After facing a number of challenges due to the pandemic, the annual Run For Water event returns to its traditional roots on May 29.
Runners return to the trails at Abbotsford’s Mill Lake Park with both a five-kilometre fun run and 10 km run. Also back is the Run For Water trail race on May 28, which sees participants take on either a 10 km or 25 km challenge on the rugged single-track of Sumas Mountain.
This year marks the 15th year of the event occurring in Abbotsford and executive director Peg Peters it has been an amazing run, both literally and figuratively. Thousands have participated and the events have raised over $5 million to help make water more accessible Ethiopians.
“2.1 million people now have access to clean water because of what we’ve done here in Abbotsford,” he said. “But to me it’s really the impact the event has had on our community. Thousands of people across the Lower Mainland have given back and recognized how good we have it here in Canada and it’s part of the ethos of their life.”
Peters said the event touches all members of the community.
“I’m really proud of the impact we’ve had engaging businesses, schools, donors, churches and temples,” he said. “This is one of the only events that crosses all of those barriers. It doesn’t matter your background – we all believe we have so much here and we have an opportunity to give back and be united as a community. I’m really proud of what we have created here in Abbotsford – we’re a globally minded community that wants to make a difference.”
The pandemic was rough on the event, as the 2020 event transformed into the Alone Together Run – a virtual format race that saw runners submit times online and choose a distance to run.

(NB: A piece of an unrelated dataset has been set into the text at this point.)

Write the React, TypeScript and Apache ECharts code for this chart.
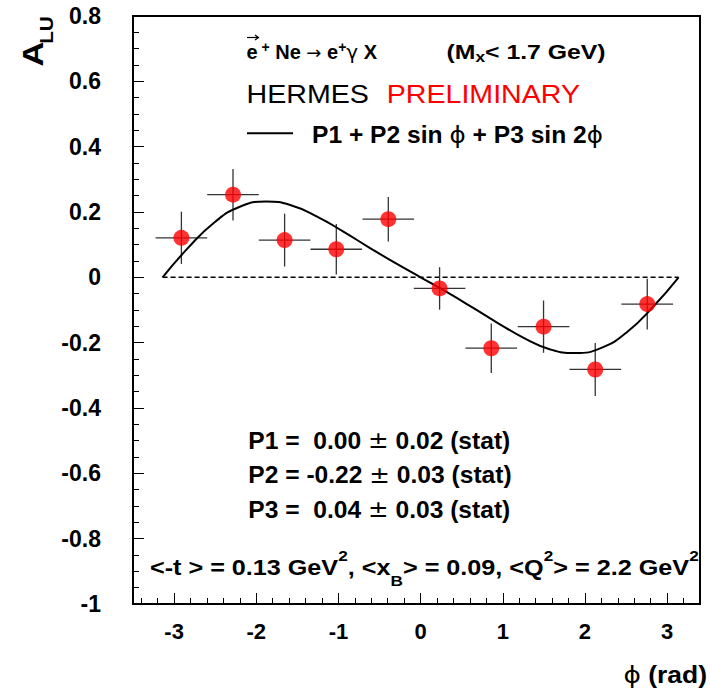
import React, { useEffect, useRef } from 'react';
import * as echarts from 'echarts';

// measured data points (phi in rad, A_LU)
const phiPoints = [-2.911, -2.283, -1.655, -1.026, -0.393, 0.231, 0.86, 1.496, 2.125, 2.758];
const aluPoints = [0.121, 0.253, 0.114, 0.086, 0.178, -0.034, -0.217, -0.151, -0.282, -0.082];
const phiErrors = [0.314, 0.314, 0.314, 0.314, 0.314, 0.314, 0.314, 0.314, 0.314, 0.314];
const aluErrors = [0.08, 0.079, 0.081, 0.077, 0.068, 0.065, 0.076, 0.08, 0.081, 0.078];

// fit curve
const curvePhi = [-3.14, -2.83, -2.51, -2.2, -1.88, -1.57, -1.26, -0.94, -0.63, -0.31, 0, 0.31, 0.63, 0.94, 1.26, 1.57, 1.88, 2.2, 2.51, 2.83, 3.14];
const curveAlu = [0.0, 0.09, 0.168, 0.216, 0.232, 0.22, 0.186, 0.14, 0.092, 0.044, 0, -0.044, -0.092, -0.14, -0.186, -0.22, -0.232, -0.216, -0.168, -0.09, 0.0];

// dashed zero line
const zeroPhi = [-3.14, 3.14];
const zeroAlu = [0, 0];

// axis ticks
const xMajorTicks = [-3, -2, -1, 0, 1, 2, 3];
const xMinorTicks = [-3.4, -3.2, -2.8, -2.6, -2.4, -2.2, -1.8, -1.6, -1.4, -1.2, -0.8, -0.6, -0.4, -0.2, 0.2, 0.4, 0.6, 0.8, 1.2, 1.4, 1.6, 1.8, 2.2, 2.4, 2.6, 2.8, 3.2, 3.4];

const FONT = '"Liberation Sans", Arial, Helvetica, sans-serif';
const SYM = '"DejaVu Sans", "Liberation Sans", sans-serif';

function txt(text: string, x: number, y: number, opts: any = {}) {
  return {
    type: 'text',
    x,
    y,
    scaleX: opts.scaleX ?? 1,
    rotation: opts.rotation ?? 0,
    z: 100,
    style: {
      text,
      fontSize: opts.fontSize ?? 20,
      fontWeight: opts.fontWeight ?? 'bold',
      fontFamily: opts.fontFamily ?? FONT,
      fill: opts.fill ?? '#000',
      align: opts.align ?? 'left',
      verticalAlign: 'middle',
      rich: opts.rich,
    },
  };
}

export default function App() {
  const ref = useRef<HTMLDivElement>(null);

  useEffect(() => {
    if (!ref.current) return;
    const chart = echarts.init(ref.current, undefined, { renderer: 'svg' });

    const pointData = phiPoints.map((p, i) => [p, aluPoints[i]]);
    const errData = phiPoints.map((p, i) => [p, aluPoints[i], phiErrors[i], aluErrors[i]]);
    const curveData = curvePhi.map((p, i) => [p, curveAlu[i]]);
    const zeroData = zeroPhi.map((p, i) => [p, zeroAlu[i]]);

    const mainRich = {
      m: { fontSize: 22, fontWeight: 'bold', fontFamily: FONT, lineHeight: 40, fill: '#000' },
      p: { fontSize: 15, fontWeight: 'bold', fontFamily: FONT, lineHeight: 22, verticalAlign: 'top', fill: '#000' },
      s: { fontSize: 15, fontWeight: 'bold', fontFamily: FONT, lineHeight: 12, verticalAlign: 'bottom', fill: '#000' },
    };
    const titleRich = {
      m: { fontSize: 20, fontWeight: 'bold', fontFamily: FONT, lineHeight: 24, fill: '#000' },
      p: { fontSize: 14, fontWeight: 'bold', fontFamily: FONT, lineHeight: 10, verticalAlign: 'top', fill: '#000' },
      s: { fontSize: 14, fontWeight: 'bold', fontFamily: FONT, lineHeight: 6, verticalAlign: 'bottom', fill: '#000' },
      a: { fontSize: 18, fontWeight: 'normal', fontFamily: SYM, lineHeight: 24, fill: '#000' },
      g: { fontSize: 20, fontWeight: 'normal', fontFamily: SYM, lineHeight: 24, fill: '#000' },
    };
    const statRich = {
      m: { fontSize: 23, fontWeight: 'bold', fontFamily: FONT, fill: '#000' },
      pm: { fontSize: 23, fontWeight: 'normal', fontFamily: SYM, fill: '#000' },
    };
    const legRich = {
      m: { fontSize: 23, fontWeight: 'bold', fontFamily: FONT, fill: '#000' },
      f: { fontSize: 23, fontWeight: 'normal', fontFamily: SYM, fill: '#000' },
    };

    const option: any = {
      animation: false,
      grid: {
        left: 133,
        top: 16,
        width: 567,
        height: 588,
        show: true,
        borderColor: '#000',
        borderWidth: 2,
        containLabel: false,
      },
      xAxis: [
        {
          type: 'value',
          min: -3.5,
          max: 3.4,
          position: 'bottom',
          axisLine: { show: true, onZero: false, lineStyle: { color: '#000', width: 2 } },
          axisTick: { show: true, inside: true, length: 11, customValues: xMajorTicks, lineStyle: { color: '#000', width: 1 } },
          axisLabel: {
            show: true,
            customValues: xMajorTicks,
            margin: 16,
            fontSize: 22,
            fontWeight: 'bold',
            fontFamily: FONT,
            color: '#000',
          },
          splitLine: { show: false },
        },
        {
          type: 'value',
          min: -3.5,
          max: 3.4,
          position: 'bottom',
          axisLine: { show: false, onZero: false },
          axisTick: { show: true, inside: true, length: 6, customValues: xMinorTicks, lineStyle: { color: '#000', width: 1 } },
          axisLabel: { show: false },
          splitLine: { show: false },
        },
      ],
      yAxis: {
        type: 'value',
        min: -1,
        max: 0.8,
        interval: 0.2,
        axisLine: { show: true, onZero: false, lineStyle: { color: '#000', width: 2 } },
        axisTick: { show: true, inside: true, length: 11, lineStyle: { color: '#000', width: 1 } },
        minorTick: { show: true, splitNumber: 4, length: 6, lineStyle: { color: '#000', width: 1 } },
        axisLabel: {
          margin: 32,
          fontSize: 23,
          fontWeight: 'bold',
          fontFamily: FONT,
          color: '#000',
        },
        splitLine: { show: false },
        minorSplitLine: { show: false },
      },
      series: [
        {
          type: 'line',
          xAxisIndex: 0,
          data: zeroData,
          symbol: 'none',
          lineStyle: { color: '#000', width: 1.5, type: [5, 3] },
          z: 2,
        },
        {
          type: 'custom',
          xAxisIndex: 0,
          data: errData,
          z: 3,
          renderItem: (params: any, api: any) => {
            const x = api.value(0);
            const y = api.value(1);
            const ex = api.value(2);
            const ey = api.value(3);
            const l = api.coord([x - ex, y]);
            const r = api.coord([x + ex, y]);
            const t = api.coord([x, y + ey]);
            const b = api.coord([x, y - ey]);
            const st = { stroke: '#333', lineWidth: 1.3 };
            return {
              type: 'group',
              children: [
                { type: 'line', shape: { x1: l[0], y1: l[1], x2: r[0], y2: r[1] }, style: st },
                { type: 'line', shape: { x1: t[0], y1: t[1], x2: b[0], y2: b[1] }, style: st },
              ],
            };
          },
        },
        {
          type: 'line',
          xAxisIndex: 0,
          data: curveData,
          smooth: true,
          symbol: 'none',
          lineStyle: { color: '#000', width: 2 },
          z: 4,
        },
        {
          type: 'scatter',
          xAxisIndex: 0,
          data: pointData,
          symbol: 'circle',
          symbolSize: 16,
          itemStyle: { color: '#ff0000' },
          z: 5,
        },
      ],
      graphic: [
        // y axis title
        txt('A', 32.5, 54, { fontSize: 30, rotation: Math.PI / 2, align: 'center', scaleX: 1.15 }),
        txt('LU', 47, 30, { fontSize: 18, rotation: Math.PI / 2, align: 'center', scaleX: 1.15 }),
        // x axis title
        txt('{f|ϕ}{m| (rad)}', 707, 675, {
          align: 'right',
          scaleX: 1.15,
          rich: {
            m: { fontSize: 23, fontWeight: 'bold', fontFamily: FONT, fill: '#000' },
            f: { fontSize: 23, fontWeight: 'normal', fontFamily: SYM, fill: '#000' },
          },
        }),
        // title line
        { type: 'line', z: 100, shape: { x1: 247, y1: 37.5, x2: 258.5, y2: 37.5 }, style: { stroke: '#000', lineWidth: 1.2 } },
        { type: 'polyline', z: 100, shape: { points: [[255, 35], [258.5, 37.5], [255, 40]] }, style: { stroke: '#000', lineWidth: 1.2, fill: 'none' } },
        txt('{m|e}{p| +}{m| Ne }{a|→}{m| e}{p|+}{g|γ}{m| X}', 246.5, 52, { scaleX: 1.0, rich: titleRich }),
        txt('{m|(M}{s|x}{m|< 1.7 GeV)}', 446.5, 52, { scaleX: 1.24, rich: titleRich }),
        // HERMES PRELIMINARY
        txt('HERMES', 246.5, 94.2, { fontSize: 26, fontWeight: 'normal', scaleX: 1.1 }),
        txt('PRELIMINARY', 386.7, 94.2, { fontSize: 26, fontWeight: 'normal', scaleX: 1.1, fill: '#ff0000' }),
        // legend
        { type: 'line', z: 100, shape: { x1: 247, y1: 133.3, x2: 293, y2: 133.3 }, style: { stroke: '#000', lineWidth: 2 } },
        txt('{m|P1 + P2 sin }{f|ϕ}{m| + P3 sin 2}{f|ϕ}', 312, 135, { scaleX: 1.07, rich: legRich }),
        // fit results
        txt('{m|P1 =  0.00 }{pm|±}{m| 0.02 (stat)}', 248.3, 440.5, { scaleX: 1.07, rich: statRich }),
        txt('{m|P2 = -0.22 }{pm|±}{m| 0.03 (stat)}', 248.3, 475, { scaleX: 1.07, rich: statRich }),
        txt('{m|P3 =  0.04 }{pm|±}{m| 0.03 (stat)}', 248.3, 509.5, { scaleX: 1.07, rich: statRich }),
        // kinematics
        txt('{m|<-t > = 0.13 GeV}{p|2}{m|, <x}{s|B}{m|> = 0.09, <Q}{p|2}{m|> = 2.2 GeV}{p|2}', 150, 567.7, {
          scaleX: 1.145,
          rich: mainRich,
        }),
      ],
    };

    chart.setOption(option);
    return () => chart.dispose();
  }, []);

  return (
    <div
      ref={ref}
      style={{ position: 'absolute', left: 0, top: 0, width: 710, height: 691, background: '#fff' }}
    />
  );
}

Last year saw the Upstream Challenge concept come into effect, as participants were given a number of different competitive and non-competitive outdoor activities to complete. Both new twists were well-received, but Peters said he thinks returning to the traditional format will be a good thing, but admitted that registration has been off to a slower start.
“We had this huge momentum in 2019 and it’s this huge machine and then COVID hits and everything goes silent,” he said. “So we’ve had two years of virtual runs and it’s just taking a little longer to get the traction going again. We have found that people are a bit slower to do long term planning right now, but we’re confident things will pick up as we get closer to the race.”
Peters added that the volunteer base is solid, but they are always looking for more extra help.
The 2013 edition of the event was one of the early breakthroughs, with 4,830 runners hitting the streets and $358,000 raised. The event continued to grow in the years following. Peters said he hopes to rebuild the race and it all begins with the 15th edition.
“To see everyone at the start line again and getting that nervous excitement,” he said. “I just can’t wait to get back to being live again.”
He added that the event’s new partnership with the Mennonite Central Committee (MCC) is a game changer and will be a big benefit to the event this year and moving forward.